Ewig dissident, ewig jung

Kim Fowley geht unbeirrt seinen Weg in die musikalische Wildnis

Seit Kim Fowley 1965 über seine LSD-Erfahrungen ein Stück namens »The Trip« schrieb, ist er von selbigem nicht mehr runtergekommen. Die Haltung des Dandys hat er sich dabei immer bewahrt. Was er seit Jahrzehnten macht, ist nicht in Kategorien fassbar, vielleicht könnte man den 72-Jährigen als das Bindeglied zwischen Frank Zappa und David Bowie beschreiben.

 

Musikalischer Freistil

 

Fowleys Arbeiten als Produzent und Songwriter sind legendär. Er hat die ersten Demos mit Jonathan Richman und den Modern Lovers und die B-Seite der ersten Soft-Machine-Single aufgenommen, die Runaways, die Seeds und zig andere Bands produziert und Songs für Künstler wie The Byrds, Leo Kottke und Kiss geschrieben. Zudem ist er beim ersten Album von Frank Zappa zu hören.

 

Auf seinen eigenen Platten durchpflügte Fowley ganz unterschiedliche Genres: Garage und Psychedelic auf »Outrageous« und »Love is Alive and Well« (beide 1968), Glam auf »International Heroes« (1973), Disco und Synth-Punk auf »Snake Document Masquerade« (1979) und New Wave auf »Son of Frankenstein« (1981).

 

In den 90er Jahren verfolgte er weiter seinen Freistil: von einer Zusammenarbeit mit den Stuttgarter Krautrockern Metabolismus auf dem Album »Sounds of an Empty Room« (1992) über Dance-Beats auf »Let the Madness In« (1995) bis zu Experimenten mit Drum’n’Bass auf »The Trip of a Lifetime« (1998).
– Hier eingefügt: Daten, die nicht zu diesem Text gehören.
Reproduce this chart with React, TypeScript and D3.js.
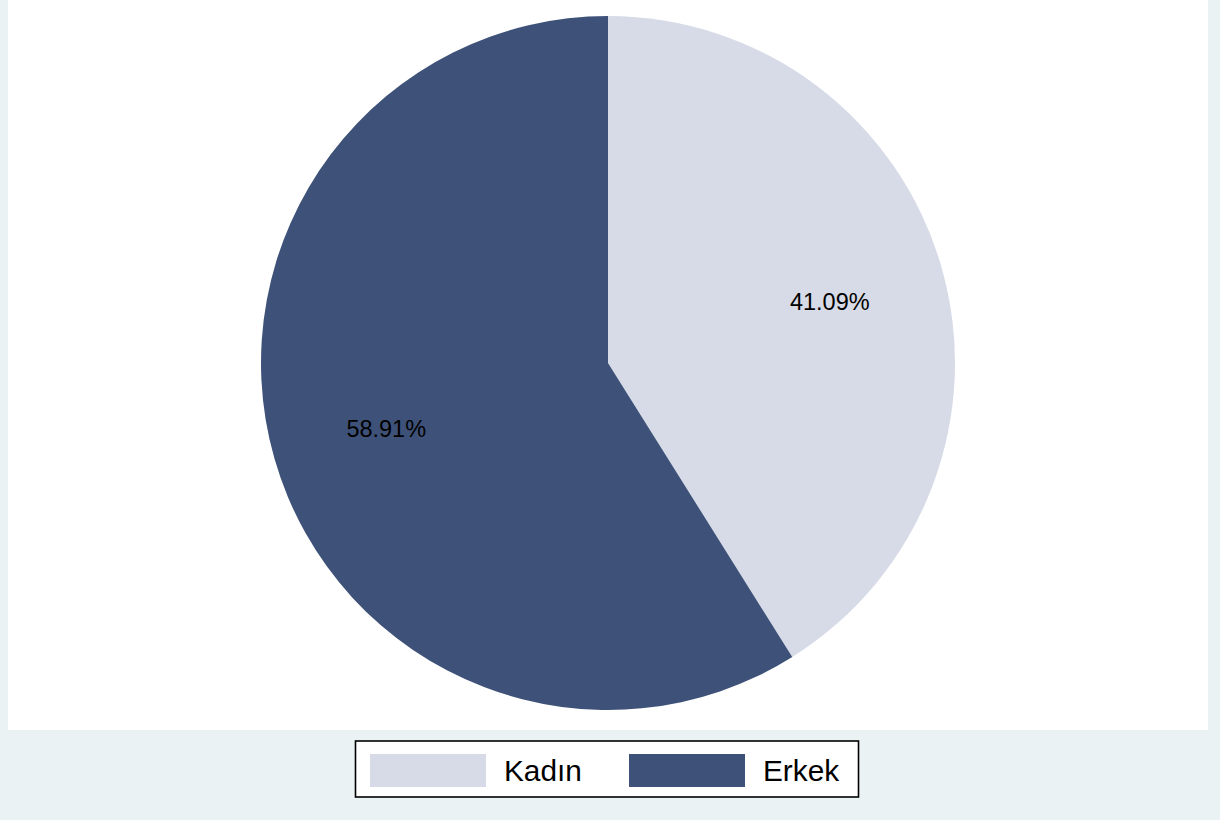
import React from "react";
import * as d3 from "d3";

const categories = ["Kadın", "Erkek"];
const shares = [41.09, 58.91];
const labels = ["41.09%", "58.91%"];
const colors = ["#D7DBE7", "#3E5279"];

export default function App() {
  const W = 1220, H = 820;
  const cx = 608, cy = 363, R = 347;
  const pie = d3.pie<number>().sort(null).value((d) => d);
  const arcs = pie(shares);
  const arc = d3.arc<d3.PieArcDatum<number>>().innerRadius(0).outerRadius(R);
  const labelArc = d3.arc<d3.PieArcDatum<number>>().innerRadius(R * 0.665).outerRadius(R * 0.665);

  const legendX = 355.5, legendY = 741, legendW = 503, legendH = 56;
  const legendItems = [
    { sx: 370, tx: 504 },
    { sx: 629, tx: 763 },
  ];

  return (
    <svg width={W} height={H} style={{ position: "absolute", left: 0, top: 0 }} fontFamily="Liberation Sans, Arial, sans-serif">
      <rect x={0} y={0} width={W} height={H} fill="#EAF2F3" />
      <rect x={8} y={0} width={1200} height={730} fill="#FFFFFF" />
      <g transform={`translate(${cx},${cy})`}>
        {arcs.map((a, i) => (
          <path key={i} d={arc(a) || ""} fill={colors[i]} />
        ))}
        {arcs.map((a, i) => {
          const [x, y] = labelArc.centroid(a);
          return (
            <text key={"l" + i} x={x} y={y + 2} textAnchor="middle" dy="0.36em" fontSize={23.5} fill="#000">
              {labels[i]}
            </text>
          );
        })}
      </g>
      <rect x={legendX} y={legendY} width={legendW} height={legendH} fill="#FFFFFF" stroke="#000" strokeWidth={1.6} />
      {categories.map((c, i) => (
        <g key={c}>
          <rect x={legendItems[i].sx} y={754} width={116} height={33} fill={colors[i]} />
          <text x={legendItems[i].tx} y={781} fontSize={29.8} fill="#000">{c}</text>
        </g>
      ))}
    </svg>
  );
}
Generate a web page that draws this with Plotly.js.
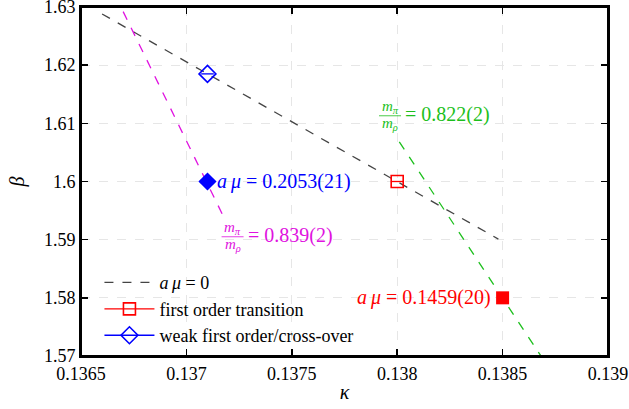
<!DOCTYPE html>
<html>
<head>
<meta charset="utf-8">
<script src="https://cdn.plot.ly/plotly-3.0.1.min.js"></script>
<style>
html,body{margin:0;padding:0;background:#fff}
#plot{width:629px;height:409px}
</style>
</head>
<body>
<div id="plot"></div>
<script>
// a mu = 0 line
const zeroMuKappa = [0.13660, 0.13848];
const zeroMuBeta  = [1.6288, 1.5901];
// m_pi/m_rho = 0.839(2) line
const ratio839Kappa = [0.13670, 0.13717];
const ratio839Beta  = [1.6292, 1.5944];
// m_pi/m_rho = 0.822(2) line
const ratio822Kappa = [0.13801, 0.13868];
const ratio822Beta  = [1.6068, 1.5701];
// points
const firstOrderKappa = [0.1380];
const firstOrderBeta  = [1.600];
const firstOrderErr   = [0.00003];
const weakKappa = [0.1371];
const weakBeta  = [1.6185];
const weakErr   = [0.00003];
const muWeakKappa = [0.1371];
const muWeakBeta  = [1.600];
const muFirstKappa = [0.1385];
const muFirstBeta  = [1.580];
// tick labels
const xTicks = [0.1365, 0.137, 0.1375, 0.138, 0.1385, 0.139];
const xTickText = ["0.1365", "0.137", "0.1375", "0.138", "0.1385", "0.139"];
const yTicks = [1.57, 1.58, 1.59, 1.60, 1.61, 1.62, 1.63];
const yTickText = ["1.57", "1.58", "1.59", "1.6", "1.61", "1.62", "1.63"];
// labels
const muWeakLabel  = "<i>a\u2009\u03bc</i> = 0.2053(21)";
const muFirstLabel = "<i>a\u2009\u03bc</i> = 0.1459(20)";
const ratio839Label = "= 0.839(2)";
const ratio822Label = "= 0.822(2)";
const ratio839Pos = [0.137219, 1.5905];
const ratio822Pos = [0.137966, 1.6113];

const FONT = "'Liberation Serif', 'DejaVu Serif', serif";
const blue = "#0000ff", red = "#ff0000", green = "#1cbf1c", magenta = "#e012e0";

const traces = [
  {x: zeroMuKappa, y: zeroMuBeta, mode: "lines", name: "<i>a\u2009\u03bc</i> = 0",
   line: {color: "#444", width: 1.3, dash: "dash"}, showlegend: true},
  {x: ratio839Kappa, y: ratio839Beta, mode: "lines", line: {color: magenta, width: 1.3, dash: "dash"}, showlegend: false},
  {x: ratio822Kappa, y: ratio822Beta, mode: "lines", line: {color: green, width: 1.3, dash: "dash"}, showlegend: false},
  {x: firstOrderKappa, y: firstOrderBeta, mode: "lines+markers", name: "first order transition",
   line: {color: red, width: 1.3},
   marker: {symbol: "square-open", size: 12, color: red, line: {width: 1.6, color: red}},
   error_x: {type: "data", array: firstOrderErr, color: red, thickness: 1.3, width: 0}},
  {x: weakKappa, y: weakBeta, mode: "lines+markers", name: "weak first order/cross-over",
   line: {color: blue, width: 1.3},
   marker: {symbol: "diamond-open", size: 13, color: blue, line: {width: 1.6, color: blue}},
   error_x: {type: "data", array: weakErr, color: blue, thickness: 1.3, width: 0}},
  {x: muWeakKappa, y: muWeakBeta, mode: "markers", showlegend: false,
   marker: {symbol: "diamond", size: 14, color: blue}},
  {x: muFirstKappa, y: muFirstBeta, mode: "markers", showlegend: false,
   marker: {symbol: "square", size: 13, color: red}}
];

function fraction(pos, color, label) {
  return [
    {x: pos[0], y: pos[1], xref: "x", yref: "y", text: "<i>m<sub>\u03c0</sub></i>", showarrow: false,
     yshift: 9, font: {family: FONT, size: 15, color: color}},
    {x: pos[0], y: pos[1], xref: "x", yref: "y", text: "<i>m<sub>\u03c1</sub></i>", showarrow: false,
     yshift: -8, font: {family: FONT, size: 15, color: color}},
    {x: pos[0], y: pos[1], xref: "x", yref: "y", text: label, showarrow: false,
     xanchor: "left", xshift: 13, yshift: 1, font: {family: FONT, size: 20, color: color}}
  ];
}

const annotations = [
  {x: muWeakKappa[0], y: muWeakBeta[0], xref: "x", yref: "y", text: muWeakLabel,
   showarrow: false, xanchor: "left", xshift: 8, font: {family: FONT, size: 20, color: blue}},
  {x: muFirstKappa[0], y: muFirstBeta[0], xref: "x", yref: "y", text: muFirstLabel,
   showarrow: false, xanchor: "right", xshift: -10, font: {family: FONT, size: 20, color: red}},
  ...fraction(ratio839Pos, magenta, ratio839Label),
  ...fraction(ratio822Pos, green, ratio822Label)
];

function bar(pos, color) {
  return {type: "line", xref: "x", yref: "y", xsizemode: "pixel", ysizemode: "pixel",
    xanchor: pos[0], yanchor: pos[1], x0: -11, x1: 11, y0: 0, y1: 0,
    line: {color: color, width: 0.8}};
}

const axisCommon = {
  showline: true, linecolor: "#000", linewidth: 2, mirror: "ticks",
  ticks: "inside", ticklen: 7, tickwidth: 1.5, tickcolor: "#000",
  showgrid: true, gridcolor: "#e6e6e6", griddash: "dash", gridwidth: 1,
  zeroline: false, ticklabeloverflow: "allow",
  tickfont: {family: FONT, size: 18, color: "#000"}
};

const layout = {
  width: 629, height: 409,
  margin: {l: 81, r: 21, t: 7, b: 53},
  paper_bgcolor: "#fff", plot_bgcolor: "#fff",
  font: {family: FONT, color: "#000"},
  xaxis: Object.assign({}, axisCommon, {
    range: [0.1365, 0.139], tickmode: "array", tickvals: xTicks, ticktext: xTickText,
    title: {text: "<i>\u03ba</i>", font: {family: FONT, size: 20}, standoff: 2}
  }),
  yaxis: Object.assign({}, axisCommon, {
    range: [1.57, 1.63], tickmode: "array", tickvals: yTicks, ticktext: yTickText,
    title: {text: "<i>\u03b2</i>", font: {family: FONT, size: 20}, standoff: 14}
  }),
  legend: {x: 0.035, y: 0.005, xanchor: "left", yanchor: "bottom",
    bgcolor: "rgba(255,255,255,0)", font: {family: FONT, size: 18, color: "#000"},
    itemwidth: 50, tracegroupgap: 0},
  annotations: annotations,
  shapes: [bar(ratio839Pos, magenta), bar(ratio822Pos, green),
    {type: "rect", xref: "paper", yref: "paper", x0: 0, x1: 1, y0: 0, y1: 1,
     line: {color: "#000", width: 2}, layer: "above"}]
};

Plotly.newPlot("plot", traces, layout, {displayModeBar: false, staticPlot: true});
</script>
</body>
</html>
Es sind allesamt Geniestreiche, getragen von anarchistischem Geist und einem Gespür für großartige Popmelodien.

 

Selbstinszenierung als sympathischer Exzentriker

 

Seit ein paar Jahren macht Fowley verstörende Experimentalfilme mit Halbwelt-Darsteller­innen, geht mit seinen Glam-Vogue-Shows auf Tour und verkündet schlechte Nachrichten aus »Darkville USA«. Sex, Tod, Religion und Drogen sind die Kontanten in diesem morbid-grotesken Kosmos, stets gepaart mit einem beißenden Transgressive-Humor. Fowley ist je nach Blickwinkel das schlechte oder das gute Gewissen des Musikgeschäfts.

 

Bei all dem ist erstaunlich, dass dieser Exzentriker, der immer unter Strom zu stehen scheint und der für seine wilden Beschimpfungen bekannt ist, ungemein sympathisch wirkt. Das mag an seiner überbordernden Lebenslust liegen, seinen Humor hat er auch nach etlichen Krebs-Erkrankungen nicht verloren: Im Gegenteil, er kokettiert seit Jahren damit, dass sein nächster Auftritt sein letzter sein könne.

 

Was genau Fowley gemeinsam mit seiner Partnerin, der Domina Snow Mercy, im King Georg bei seinem aktuell einzigen Termin in Deutschland veranstalten wird, ist ungewiss. Gewiss ist nur, dass das Publikum aufgefordert ist, Musikinstrumente mitzubringen, um Teil dieses Happenings zu werden, und dass der Zeremonienmeister hochenergetisch und mit knorriger Stimme das magische Jenseits des Rock’n’Roll beschwören wird.